Peter Obi Pledges One Term If Elected President in 2027

The former Anambra State governor and 2023 Labour Party presidential candidate has declared that if elected president in 2027, he will serve only one four-year term. No extensions, no second runs, no matter what.

"I want to be a one-term president for stability. I will not stay a day longer than four years, even with a gun to my head," he said in an interview with News Central.

It is the kind of statement that is either genuinely principled or very good political positioning. Possibly both.

Obi made the declaration as part of his ongoing effort to secure the presidential ticket of the Nigeria Democratic Congress (NDC), the party he recently joined alongside former Kano State governor Rabiu Musa Kwankwaso. Both men formally joined the NDC at the party's national convention in Abuja, where Obi urged members to focus on rebuilding Nigeria and avoid internal crises.

The Peter Obi 2027 presidential campaign is shaping up as one of the more consequential bets in Nigeria's opposition politics heading into the next election cycle.

At that same convention, the NDC zoned its 2027 presidential ticket to Southern Nigeria for a single four-year term, with the understanding that the ticket would return to the North in 2031. The decision is widely seen as clearing a direct path for Obi, though he still needs to purchase nomination forms and go through the party's primary process. The NDC's primary election timetable has already been released, with forms on sale and primaries scheduled for late May 2026. 

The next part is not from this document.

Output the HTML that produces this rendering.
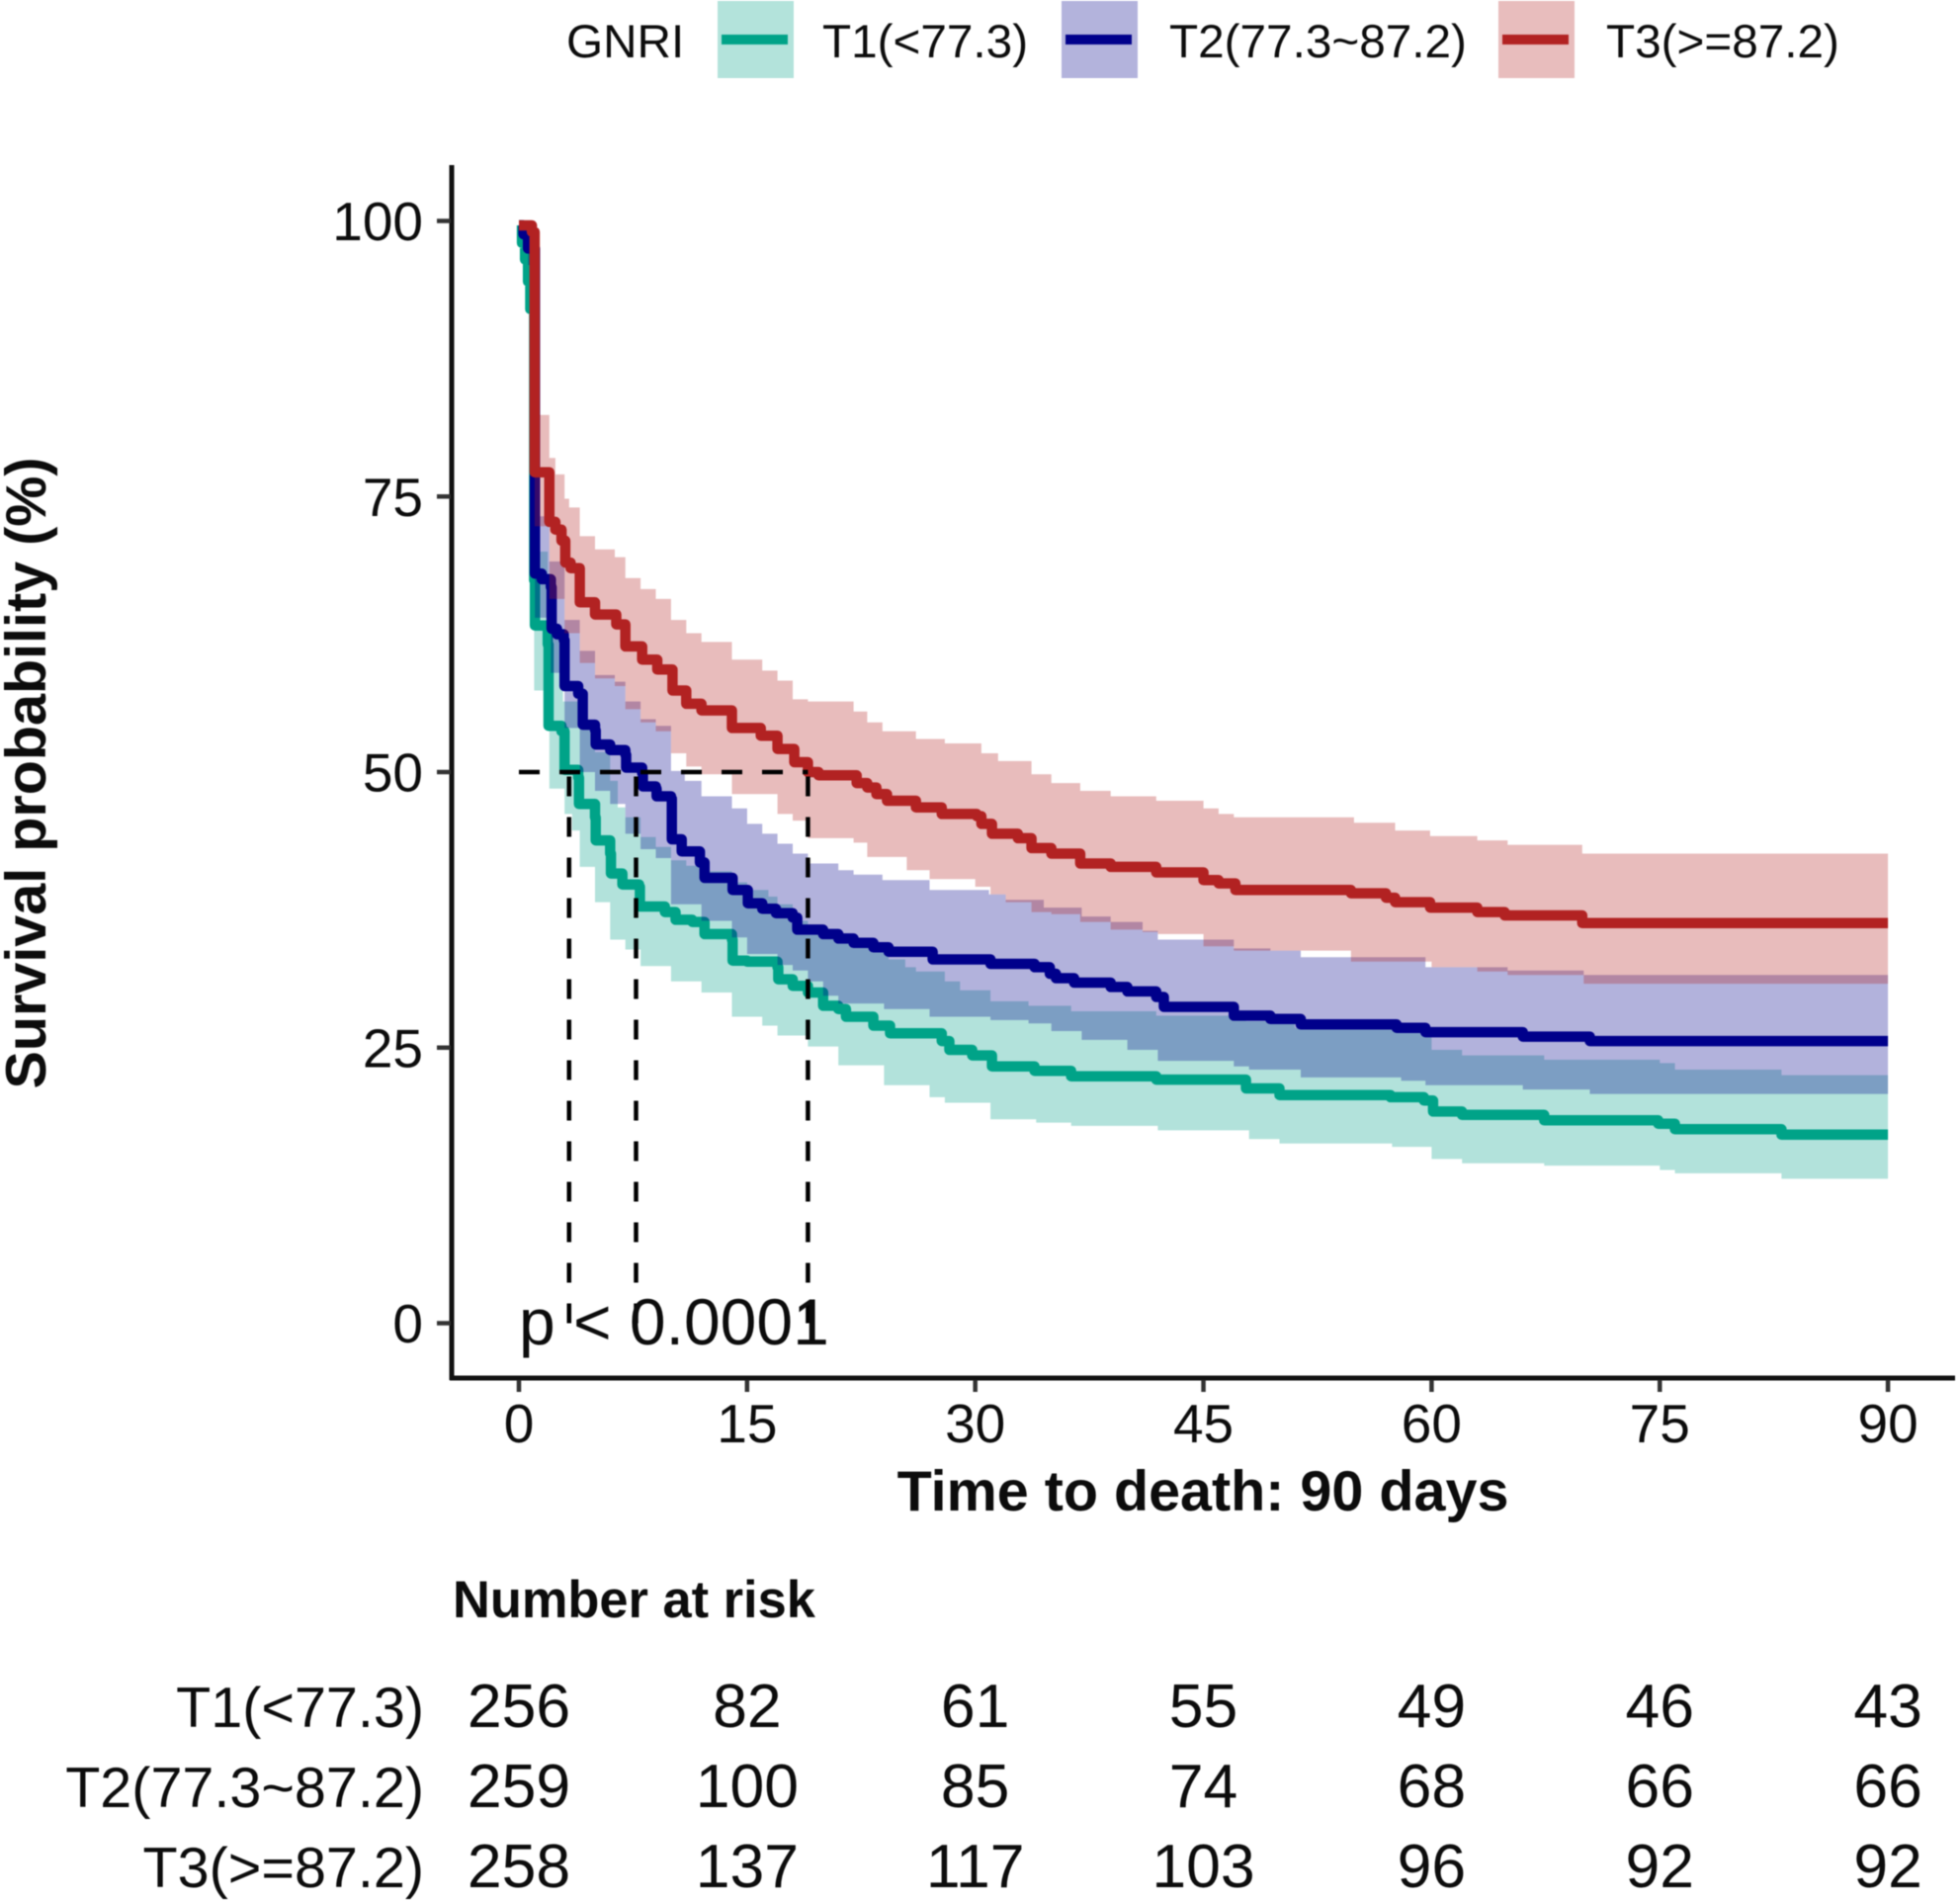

Kwankwaso, meanwhile, is being discussed as a potential running mate, a pairing that would reunite two of the most prominent opposition figures from the 2023 election cycle. No formal announcement has been made on that front.

Why One Term and Why Now

Obi's one-term pledge is not entirely new as a concept, but it carries particular weight given the current political climate. His argument is rooted in stability: the idea that a president focused on delivering results within a defined window, rather than campaigning for re-election from day one, could do more structural good for the country.

It is also a calculated signal to voters who are exhausted by incumbents who overstay their usefulness. Whether Nigerians find it credible will depend largely on what the next eighteen months of his campaign looks like.

Obi came third in the 2023 presidential election under the Labour Party platform, a result that nonetheless demonstrated significant support, particularly among younger urban voters. He has since moved through the African Democratic Congress (ADC) before settling at the NDC, a trajectory that critics have pointed to as evidence of instability. Obi has pushed back on that framing, arguing his moves have been about finding a platform capable of building a genuine alternative, not about personal transactions.

"We are not changing parties for transactions. We are changing because we want to have a platform and the opportunity to build a new Nigeria that is possible," he said at the NDC convention.

The Road to 2027

The Peter Obi 2027 presidential campaign faces real tests ahead. The NDC is still a relatively young platform, though it has grown quickly, attracting defections from the ADC and the Peoples Democratic Party, including 17 members of the House of Representatives who crossed over from the ADC during plenary.

The opposition space is also crowded. Former Vice President Atiku Abubakar and former Minister Rotimi Amaechi are among those still active in the ADC. President Bola Tinubu and the APC will not be easy to unseat.

But Obi's one-term pledge, whether you believe it or not, has restarted a conversation about what presidential ambition should actually look like. That may be exactly the point.